Reconstitution of rat fetal testis during the masculinisation programming window induces focal dysgenesis consistent with testicular dysgenesis syndrome

Focal dysgenesis is a consistent feature of testicular dysgenesis syndrome (TDS) in humans. Rodent studies show that perturbation of androgens (e.g. following phthalate exposure) during a fetal masculinisation programming window (MPW) predisposes to a TDS phenotype.

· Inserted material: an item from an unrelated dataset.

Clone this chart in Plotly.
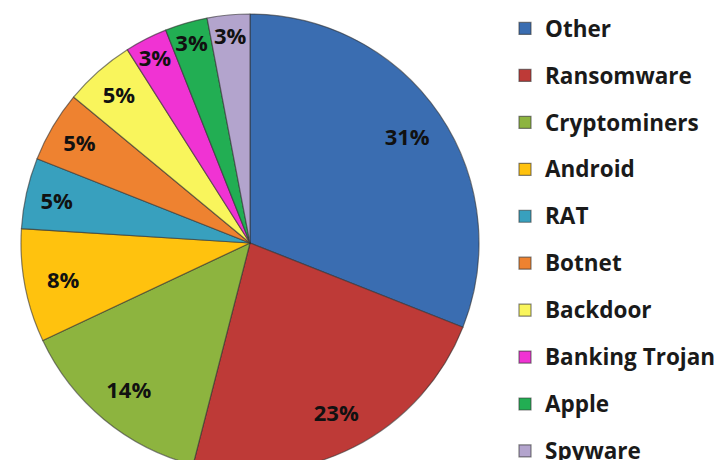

This study aimed to determine whether dissociation and reconstitution of rat fetal testis tissue during the MPW can be used to model and manipulate seminiferous cord development, including induction of focal dysgenesis, as described in TDS. Dissociated fetal rat testes were xenotransplanted subcutaneously into recipient mice for 4 weeks. Transplanted mice were treated with vehicle or di-n-butyl-phthalate (DBP, a plasticising chemical known to induce testicular dysgenesis in vivo in rats). Testosterone production by the transplants was measured in recipient mice and immunofluorescence was performed on the retrieved transplants to identify features consistent with focal testicular dysgenesis. Re-aggregation of rat fetal testis tissue xenotransplants during the MPW results in reconstitution of seminiferous cords. Features of focal testicular dysgenesis were present in re-aggregated testis, including ectopic Sertoli cells and intratubular Leydig cells (ITLCs). DBP exposure of recipient mice reduced androgen-dependent seminal vesicle weight (8.3 vs 26.7 mg; p < 0.05), but did not enhance features of focal dysgenesis including number of ITLCs (0.07 vs 0.10 cells/mm2; p > 0.05). We conclude that seminiferous cord reformation during the MPW results in development of focal dysgenesis. The system may be used to separate specific effects (e.g. androgen suppression) of individual chemical exposures from other mechanisms that may be conserved in TDS.